Sentury Tire leader lists drivers as including domestic expansion, intelligent manufacturing, global footprint...
Qingdao, China – China’s tire manufacturing industry is set for a period of “strong development," with domestic demand providing a key driver for growth, said Sentury Tire president Lin Wenlong.
Addressing the 20th China Rubber Annual Conference on 25 March, Lin Wenlong noted that the Chinese government had listed "expanding domestic demand" as a top priority for 2025: creating new opportunities for the tire industry to grow locally.
According to the industry leader, China’s new-energy vehicle production and sales increased by more than 30% year-on-year in 2024, and the growth rate in the first two months of 2025 exceeded 50% compared to the previous year.
However, he said, local tire makers mainly supply to mid-range and low-range automotive models, with the proportion of supply to mid-to-high-end new energy vehicles remaining “relatively low.”
To address that, Lin Wenlong called for “the continuous improvement of local tire R&D, quality, and domestic consumer recognition.”

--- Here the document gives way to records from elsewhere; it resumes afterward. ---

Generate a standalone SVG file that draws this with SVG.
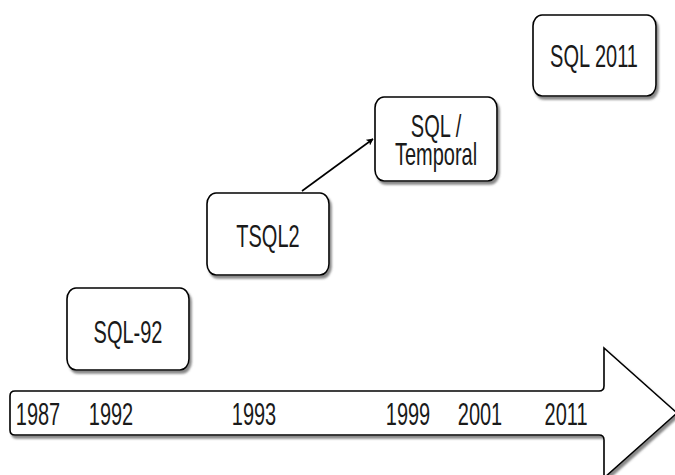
<svg xmlns="http://www.w3.org/2000/svg" width="675" height="475" viewBox="0 0 675 475">
  <style>
    .box { fill: #ffffff; stroke: #000000; stroke-width: 1.6; filter: url(#shadow); }
    .lbl { font-family: "Liberation Sans", Arial, sans-serif; font-size: 20px; fill: #1a1a1a; text-anchor: middle; }
    .edge { fill: none; stroke: #000000; stroke-width: 1.6; marker-end: url(#arrow); }
  </style>
  <defs>
    <filter id="shadow" x="-10%" y="-10%" width="130%" height="140%">
      <feDropShadow dx="2" dy="3" stdDeviation="1" flood-color="#555555" flood-opacity="0.7"/>
    </filter>
    <marker id="arrow" viewBox="0 0 10 10" refX="9" refY="5" markerWidth="7" markerHeight="7" orient="auto" markerUnits="userSpaceOnUse">
      <path d="M0,0 L10,5 L0,10 L2.5,5 Z" fill="#000000"/>
    </marker>
  </defs>

  <!-- timeline -->
  <g id="timeline">
    <path class="box" d="M15,391 H599 Q604,391 604,386 V348 L677,413 L604,478 V440 Q604,435 599,435 H15 Q10,435 10,430 V396 Q10,391 15,391 Z"/>
    <text class="lbl" transform="translate(38,425) scale(1,1.55)">1987</text>
    <text class="lbl" transform="translate(111,425) scale(1,1.55)">1992</text>
    <text class="lbl" transform="translate(254,425) scale(1,1.55)">1993</text>
    <text class="lbl" transform="translate(408,425) scale(1,1.55)">1999</text>
    <text class="lbl" transform="translate(480,425) scale(1,1.55)">2001</text>
    <text class="lbl" transform="translate(566,425) scale(1,1.55)">2011</text>
  </g>

  <!-- connectors -->
  <g id="connectors">
    <path class="edge" d="M302,191 L373,139"/>
  </g>

  <!-- nodes -->
  <g id="sql92">
    <rect class="box" x="67" y="288" width="122" height="82" rx="9" ry="11"/>
    <text class="lbl" transform="translate(128,343) scale(1,1.55)">SQL-92</text>
  </g>
  <g id="tsql2">
    <rect class="box" x="207" y="193" width="122" height="82" rx="9" ry="11"/>
    <text class="lbl" transform="translate(268,247) scale(1,1.55)">TSQL2</text>
  </g>
  <g id="sqltemporal">
    <rect class="box" x="375" y="97" width="122" height="84" rx="9" ry="11"/>
    <text class="lbl" transform="translate(436,137) scale(1,1.55)">SQL /</text>
    <text class="lbl" transform="translate(436,165) scale(1,1.55)">Temporal</text>
  </g>
  <g id="sql2011">
    <rect class="box" x="533" y="15" width="123" height="81" rx="9" ry="11"/>
    <text class="lbl" transform="translate(594,67) scale(1,1.55)">SQL 2011</text>
  </g>
</svg>
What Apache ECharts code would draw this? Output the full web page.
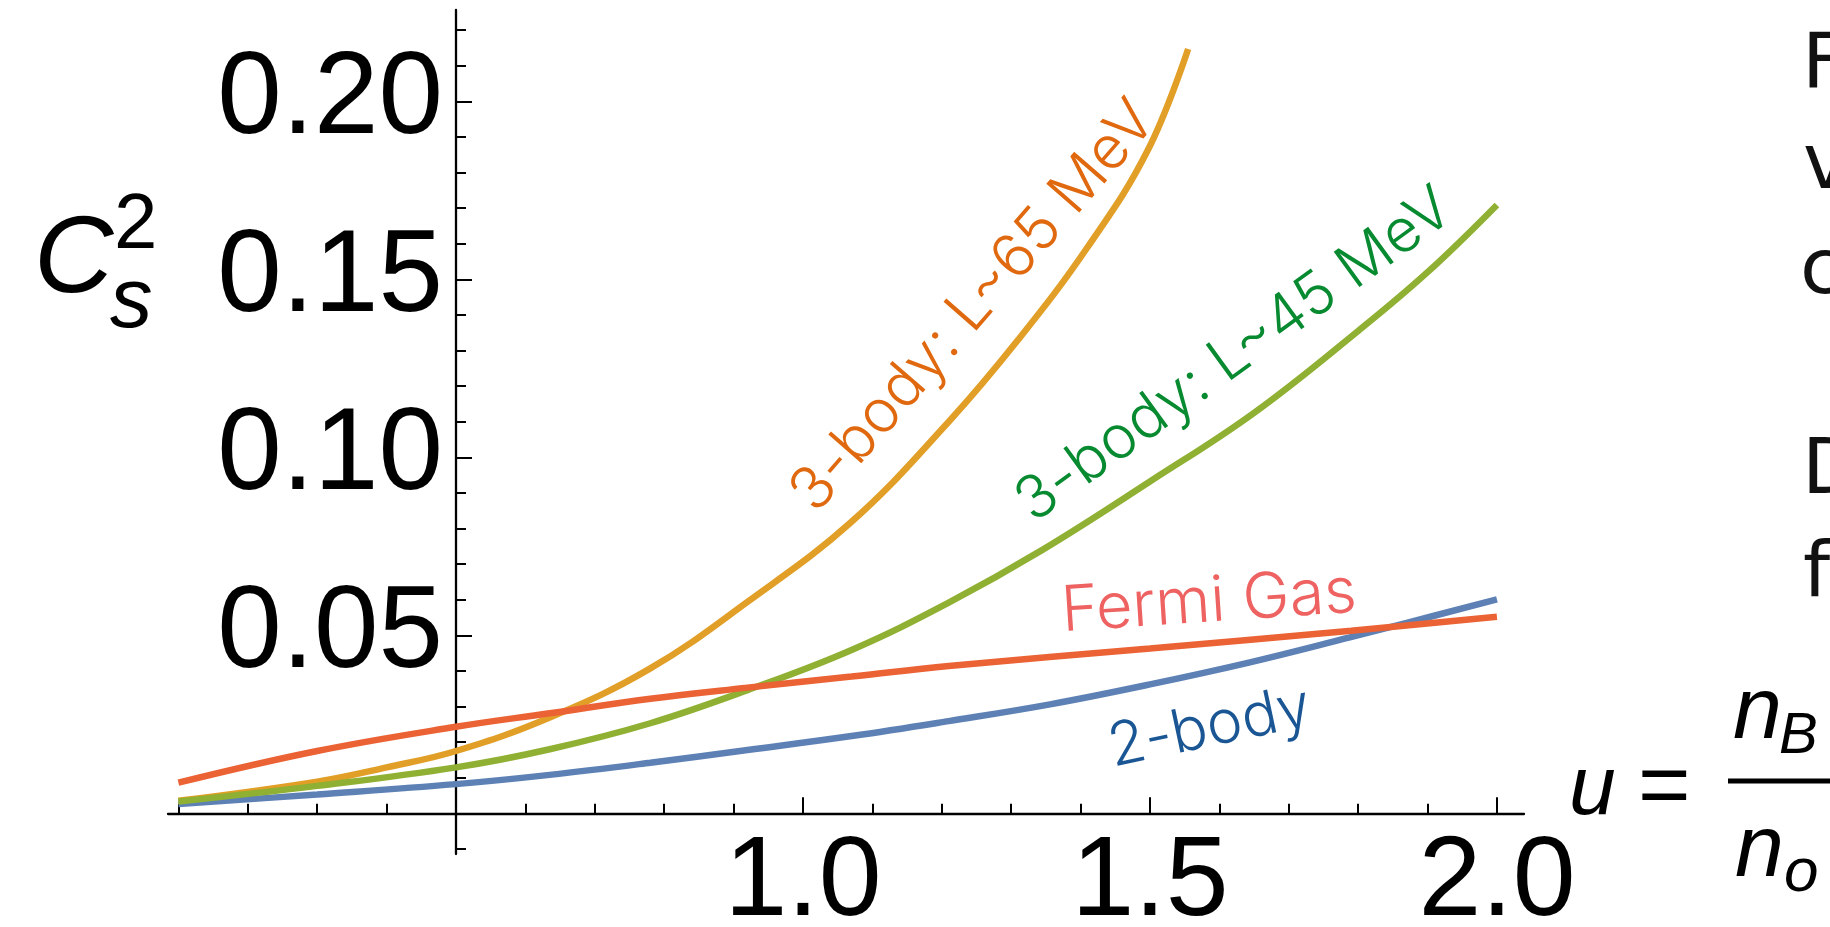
<!DOCTYPE html>
<html>
<head>
<meta charset="utf-8">
<script src="https://cdn.jsdelivr.net/npm/echarts@6/dist/echarts.min.js"></script>
<style>
html,body{margin:0;padding:0;background:#ffffff;}
#chart{width:1830px;height:927px;}
</style>
</head>
<body>
<div id="chart"></div>
<script>
// ---- data ----
const uTwoBody = [0.1, 0.3, 0.5, 0.635, 0.78, 0.92, 1.07, 1.21, 1.356, 1.5, 1.644, 1.788, 1.87, 2.0];
const cTwoBody = [0.0026, 0.0053, 0.0082, 0.0108, 0.0142, 0.0178, 0.0217, 0.0259, 0.0306, 0.0362, 0.0424, 0.0494, 0.0535, 0.0601];

const uL65 = [0.1, 0.3, 0.4, 0.5, 0.635, 0.78, 0.92, 1.07, 1.21, 1.31, 1.41, 1.497, 1.555];
const cL65 = [0.0035, 0.0089, 0.0129, 0.0175, 0.0269, 0.0407, 0.0594, 0.0819, 0.1100, 0.1330, 0.1590, 0.1863, 0.2147];

const uL45 = [0.1, 0.3, 0.5, 0.635, 0.78, 0.92, 1.07, 1.21, 1.345, 1.5, 1.65, 1.8, 1.9, 2.0];
const cL45 = [0.0033, 0.0077, 0.0129, 0.0180, 0.0253, 0.0346, 0.0459, 0.0592, 0.0740, 0.0932, 0.1125, 0.1355, 0.1520, 0.1709];

const uFermi = [0.1, 0.3, 0.5, 0.635, 0.78, 0.92, 1.07, 1.21, 1.5, 1.79, 2.0];
const cFermi = [0.0086, 0.0175, 0.0243, 0.0281, 0.0322, 0.0353, 0.0384, 0.0414, 0.0463, 0.0513, 0.0552];

// axis ticks / labels
const xMinorTicks = [0.1, 0.2, 0.3, 0.4, 0.5, 0.6, 0.7, 0.8, 0.9, 1.0, 1.1, 1.2, 1.3, 1.4, 1.5, 1.6, 1.7, 1.8, 1.9, 2.0];
const xMajorTicks = [1.0, 1.5, 2.0];
const yMinorTicks = [-0.01, 0.01, 0.02, 0.03, 0.04, 0.05, 0.06, 0.07, 0.08, 0.09, 0.10, 0.11, 0.12, 0.13, 0.14, 0.15, 0.16, 0.17, 0.18, 0.19, 0.20, 0.21, 0.22];
const yMajorTicks = [0.05, 0.10, 0.15, 0.20];

// axis ranges
const xRange = [0.085, 2.039];
const yRange = [-0.01143, 0.22565];
const yAxisCrossU = 0.5;

// curve names / labels
const curveNames = ['2-body', '3-body: L~65 MeV', '3-body: L~45 MeV', 'Fermi Gas'];
const curveColors = ['#5E81B5', '#E19F27', '#8FB032', '#EB6235'];
const labelColors = ['#1A5594', '#E0690F', '#078A30', '#EE6262'];
// label anchor (data coords), rotation (deg) and size
const labelU = [1.586, 1.246, 1.622, 1.585];
const labelC = [0.0240, 0.1424, 0.1286, 0.0592];
const labelRot = [12, 49, 36, 3.8];
const labelSize = [60, 60, 60, 63];

const zip = (a, b) => a.map((v, i) => [v, b[i]]);
const seriesData = [zip(uTwoBody, cTwoBody), zip(uL65, cL65), zip(uL45, cL45), zip(uFermi, cFermi)];

const chart = echarts.init(document.getElementById('chart'), null, {renderer: 'canvas'});

const gridLeft = 168, gridRight = 306, gridTop = 10, gridBottom = 73;
const gridW = 1830 - gridLeft - gridRight;
const yAxisOffset = -(yAxisCrossU - xRange[0]) / (xRange[1] - xRange[0]) * gridW;

const axisLineStyle = {color: '#000', width: 2.3};
const tickLine = {color: '#000', width: 2};

const option = {
  backgroundColor: '#ffffff',
  animation: false,
  grid: {left: gridLeft, right: gridRight, top: gridTop, bottom: gridBottom, containLabel: false, outerBoundsMode: 'none'},
  xAxis: [
    {
      type: 'value', min: xRange[0], max: xRange[1], position: 'bottom',
      axisLine: {show: true, onZero: true, lineStyle: axisLineStyle},
      axisTick: {show: true, inside: true, length: 9.5, lineStyle: tickLine, customValues: xMinorTicks},
      axisLabel: {show: false},
      splitLine: {show: false}
    },
    {
      type: 'value', min: xRange[0], max: xRange[1], position: 'bottom',
      axisLine: {show: false, onZero: true},
      axisTick: {show: true, inside: true, length: 16, lineStyle: tickLine, customValues: xMajorTicks},
      axisLabel: {
        show: true, customValues: xMajorTicks, margin: -27,
        formatter: v => v.toFixed(1),
        fontFamily: '"Liberation Sans", Arial, sans-serif', fontSize: 113, color: '#000'
      },
      splitLine: {show: false}
    }
  ],
  yAxis: [
    {
      type: 'value', min: yRange[0], max: yRange[1], position: 'left', offset: yAxisOffset,
      axisLine: {show: true, onZero: false, lineStyle: axisLineStyle},
      axisTick: {show: true, inside: true, length: 10, lineStyle: tickLine, customValues: yMinorTicks},
      axisLabel: {show: false},
      splitLine: {show: false}
    },
    {
      type: 'value', min: yRange[0], max: yRange[1], position: 'left', offset: yAxisOffset,
      axisLine: {show: false, onZero: false},
      axisTick: {show: true, inside: true, length: 16, lineStyle: tickLine, customValues: yMajorTicks},
      axisLabel: {
        show: true, customValues: yMajorTicks, margin: 13,
        formatter: v => v.toFixed(2),
        fontFamily: '"Liberation Sans", Arial, sans-serif', fontSize: 116, color: '#000',
        padding: [0, 0, 12, 0]
      },
      splitLine: {show: false}
    }
  ],
  series: seriesData.map((d, i) => ({
    name: curveNames[i],
    type: 'line',
    xAxisIndex: 0, yAxisIndex: 0,
    data: d,
    showSymbol: false,
    smooth: 0.4,
    lineStyle: {color: curveColors[i], width: 6.5, cap: 'butt'},
    itemStyle: {color: curveColors[i]},
    z: 2 + i
  }))
};

chart.setOption(option);

// ---- text annotations ----
const graphics = [];
for (let i = 0; i < curveNames.length; i++) {
  const p = chart.convertToPixel({xAxisIndex: 0, yAxisIndex: 0}, [labelU[i], labelC[i]]);
  graphics.push({
    type: 'text', x: p[0], y: p[1], rotation: labelRot[i] * Math.PI / 180, z: 20,
    style: {text: curveNames[i], font: '300 ' + labelSize[i] + 'px Inter, "Open Sans", Roboto, sans-serif',
            fill: labelColors[i],
            align: 'center', verticalAlign: 'middle', textAlign: 'center', textVerticalAlign: 'middle'}
  });
}

function txt(s, x, y, font, fill, align) {
  return {type: 'text', x: x, y: y, z: 20,
    style: {text: s, font: font, fill: fill || '#000',
            align: align || 'left', verticalAlign: 'middle', textAlign: align || 'left', textVerticalAlign: 'middle'}};
}

// y-axis title C_s^2
graphics.push(txt('C', 34, 261, 'italic 110px "Liberation Sans", Arial, sans-serif'));
graphics.push(txt('2', 114, 226, '78px "Liberation Sans", Arial, sans-serif'));
graphics.push(txt('s', 110, 303, 'italic 85px "Liberation Sans", Arial, sans-serif'));

// x-axis title u = n_B / n_o
graphics.push(txt('u', 1569, 791, 'italic 84px "Liberation Sans", Arial, sans-serif'));
graphics.push(txt('=', 1638, 790, '90px "Liberation Sans", Arial, sans-serif', '#000'));
graphics.push(txt('n', 1733, 714, 'italic 88px "Liberation Sans", Arial, sans-serif'));
graphics.push(txt('B', 1779, 737, 'italic 58px "Liberation Sans", Arial, sans-serif'));
graphics.push(txt('n', 1735, 852, 'italic 88px "Liberation Sans", Arial, sans-serif'));
graphics.push(txt('o', 1784, 874, 'italic 62px "Liberation Sans", Arial, sans-serif'));
graphics.push({type: 'rect', z: 20, shape: {x: 1728, y: 778.5, width: 110, height: 5}, style: {fill: '#000'}});

// partially visible slide text on the right edge
const sideFont = '77px "DejaVu Sans", Verdana, sans-serif';
graphics.push(txt('F', 1802, 68, sideFont, '#111'));
graphics.push(txt('v', 1803, 168, sideFont, '#111'));
graphics.push(txt('c', 1800, 273, sideFont, '#111'));
graphics.push(txt('D', 1802, 473, sideFont, '#111'));
graphics.push(txt('f', 1803, 576, sideFont, '#111'));

chart.setOption({graphic: graphics});
</script>
</body>
</html>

Combined with strong national policies, these will help Chinese local tire brands achieve more breakthroughs in mid-to-high-end EV models, he added.
Another key driver of growth will be the use of artificial intelligence and humanoid robotics in the industry.
Lin Wenlong noted that Chinese manufacturers have initiated an ‘efficiency revolution’ using AI and robotics.
As an example, Lin Wenlong said a traditional passenger car tire production capacity of 12 million requires about 2,000 people.
Sentury’s Moroccan smart factory, however, only needs 600 employees, having improved efficiency significantly through intelligent upgrading.
Artificial intelligence and computing, he added, “will bring about the second stage of smart tire production and reshape the industry.”
Specifically, the technology can help Chinese tire makers reduce the complexity of overseas factory management and reduce labor costs in other countries.
A third driver for growth, Lin Wenlong noted, is the recent global expansion of local tires makers, having established production bases in Southeast Asia, Africa, Europe, and the Middle East.
This, he said, will increase the influence of Chinese tire brands globally.
In terms of profitability, Lin Wenlong compared the top 10 Chinese brands with the top 10 global brands in 2023.
“The average net profit margin of domestic tire companies is ahead of overseas competitors,” he said.
Furthermore, for the first three quarters of 2024, Chinese companies posted a double-digit increase in their net profit, while six of the top eight global companies have reported “single-digit” gains.
Similarly, Wenlong said Chinese tire companies maintained double-digit sales increases for the first nine months of 2024, while global tire makers posted a revenue contraction for the same period.
“China's leading tire companies are gradually forming competitive advantages in cost control, management sophistication, and intelligent manufacturing,” said Lin Wenlong.
In the future, he said, Chinese tire makers need to work together to develop mid-to-high-end brands and invest in R&D and intelligent manufacturing.
For Chinese tires to ‘break through,’ the Sentury Tire leader called for sustained global investment in factory construction, an expanded manufacturing footprint, and R&D - particularly in sustainability and innovation.